### Task to complete:
From the first line of the data down to and including the line with "ax.set_ylim(0, 1.0)", copy everything exactly, leaving out pictures.

### Dataset section:
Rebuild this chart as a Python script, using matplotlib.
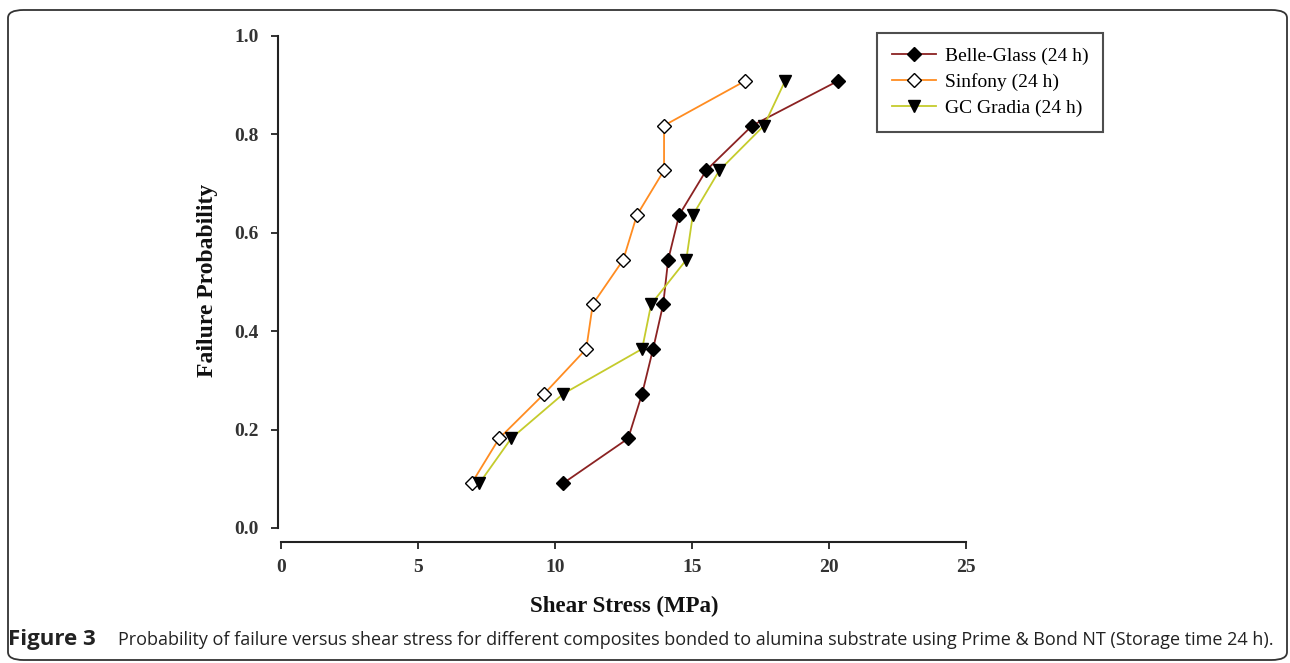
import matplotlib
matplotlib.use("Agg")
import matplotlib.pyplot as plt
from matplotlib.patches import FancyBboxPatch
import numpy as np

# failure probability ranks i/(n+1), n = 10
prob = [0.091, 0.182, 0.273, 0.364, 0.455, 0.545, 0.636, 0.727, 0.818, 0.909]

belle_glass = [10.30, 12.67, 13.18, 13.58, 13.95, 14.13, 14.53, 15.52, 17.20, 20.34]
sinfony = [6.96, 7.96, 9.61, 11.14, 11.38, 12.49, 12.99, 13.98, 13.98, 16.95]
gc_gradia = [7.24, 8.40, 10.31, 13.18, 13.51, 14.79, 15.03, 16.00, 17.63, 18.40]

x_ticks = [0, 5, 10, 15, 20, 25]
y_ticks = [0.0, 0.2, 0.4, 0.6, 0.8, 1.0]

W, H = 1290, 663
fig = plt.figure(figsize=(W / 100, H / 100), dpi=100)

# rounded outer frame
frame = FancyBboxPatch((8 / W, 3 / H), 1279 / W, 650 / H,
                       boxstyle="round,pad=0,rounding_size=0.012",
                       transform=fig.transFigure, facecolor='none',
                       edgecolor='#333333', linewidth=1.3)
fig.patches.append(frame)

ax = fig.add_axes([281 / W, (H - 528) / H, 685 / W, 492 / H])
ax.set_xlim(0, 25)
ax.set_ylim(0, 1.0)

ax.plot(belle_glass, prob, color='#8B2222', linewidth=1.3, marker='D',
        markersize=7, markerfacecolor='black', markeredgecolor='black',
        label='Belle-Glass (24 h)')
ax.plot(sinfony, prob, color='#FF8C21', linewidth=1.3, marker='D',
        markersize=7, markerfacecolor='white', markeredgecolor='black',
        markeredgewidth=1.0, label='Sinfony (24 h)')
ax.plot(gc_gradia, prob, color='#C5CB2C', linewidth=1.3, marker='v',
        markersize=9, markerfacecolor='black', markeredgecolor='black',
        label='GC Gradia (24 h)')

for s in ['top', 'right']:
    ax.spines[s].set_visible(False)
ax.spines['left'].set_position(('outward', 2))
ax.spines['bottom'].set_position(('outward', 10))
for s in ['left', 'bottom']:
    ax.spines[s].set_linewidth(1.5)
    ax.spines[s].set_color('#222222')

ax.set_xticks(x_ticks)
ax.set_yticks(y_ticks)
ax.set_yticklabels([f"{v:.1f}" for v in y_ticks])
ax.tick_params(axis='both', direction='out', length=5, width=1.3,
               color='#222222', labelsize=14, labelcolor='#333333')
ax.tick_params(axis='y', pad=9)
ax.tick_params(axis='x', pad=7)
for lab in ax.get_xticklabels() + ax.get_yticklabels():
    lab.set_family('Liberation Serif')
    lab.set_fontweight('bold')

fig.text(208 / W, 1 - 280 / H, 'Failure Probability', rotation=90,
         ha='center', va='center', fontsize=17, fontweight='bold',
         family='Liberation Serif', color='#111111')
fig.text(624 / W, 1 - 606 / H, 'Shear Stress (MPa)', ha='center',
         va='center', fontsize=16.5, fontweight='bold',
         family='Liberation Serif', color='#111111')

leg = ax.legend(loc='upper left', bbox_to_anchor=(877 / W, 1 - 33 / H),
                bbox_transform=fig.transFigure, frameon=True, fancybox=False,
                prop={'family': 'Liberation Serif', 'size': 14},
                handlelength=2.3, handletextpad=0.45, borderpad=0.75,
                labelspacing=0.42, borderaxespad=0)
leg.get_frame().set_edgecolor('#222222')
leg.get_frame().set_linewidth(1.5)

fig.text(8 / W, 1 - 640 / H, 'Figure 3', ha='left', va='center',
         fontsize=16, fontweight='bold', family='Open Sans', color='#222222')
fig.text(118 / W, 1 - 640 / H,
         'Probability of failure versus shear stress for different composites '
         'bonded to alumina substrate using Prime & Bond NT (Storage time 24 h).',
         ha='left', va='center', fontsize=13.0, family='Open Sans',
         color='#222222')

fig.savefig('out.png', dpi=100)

### Full solution:
Rebuild this chart as a Python script, using matplotlib.
import matplotlib
matplotlib.use("Agg")
import matplotlib.pyplot as plt
from matplotlib.patches import FancyBboxPatch
import numpy as np

# failure probability ranks i/(n+1), n = 10
prob = [0.091, 0.182, 0.273, 0.364, 0.455, 0.545, 0.636, 0.727, 0.818, 0.909]

belle_glass = [10.30, 12.67, 13.18, 13.58, 13.95, 14.13, 14.53, 15.52, 17.20, 20.34]
sinfony = [6.96, 7.96, 9.61, 11.14, 11.38, 12.49, 12.99, 13.98, 13.98, 16.95]
gc_gradia = [7.24, 8.40, 10.31, 13.18, 13.51, 14.79, 15.03, 16.00, 17.63, 18.40]

x_ticks = [0, 5, 10, 15, 20, 25]
y_ticks = [0.0, 0.2, 0.4, 0.6, 0.8, 1.0]

W, H = 1290, 663
fig = plt.figure(figsize=(W / 100, H / 100), dpi=100)

# rounded outer frame
frame = FancyBboxPatch((8 / W, 3 / H), 1279 / W, 650 / H,
                       boxstyle="round,pad=0,rounding_size=0.012",
                       transform=fig.transFigure, facecolor='none',
                       edgecolor='#333333', linewidth=1.3)
fig.patches.append(frame)

ax = fig.add_axes([281 / W, (H - 528) / H, 685 / W, 492 / H])
ax.set_xlim(0, 25)
ax.set_ylim(0, 1.0)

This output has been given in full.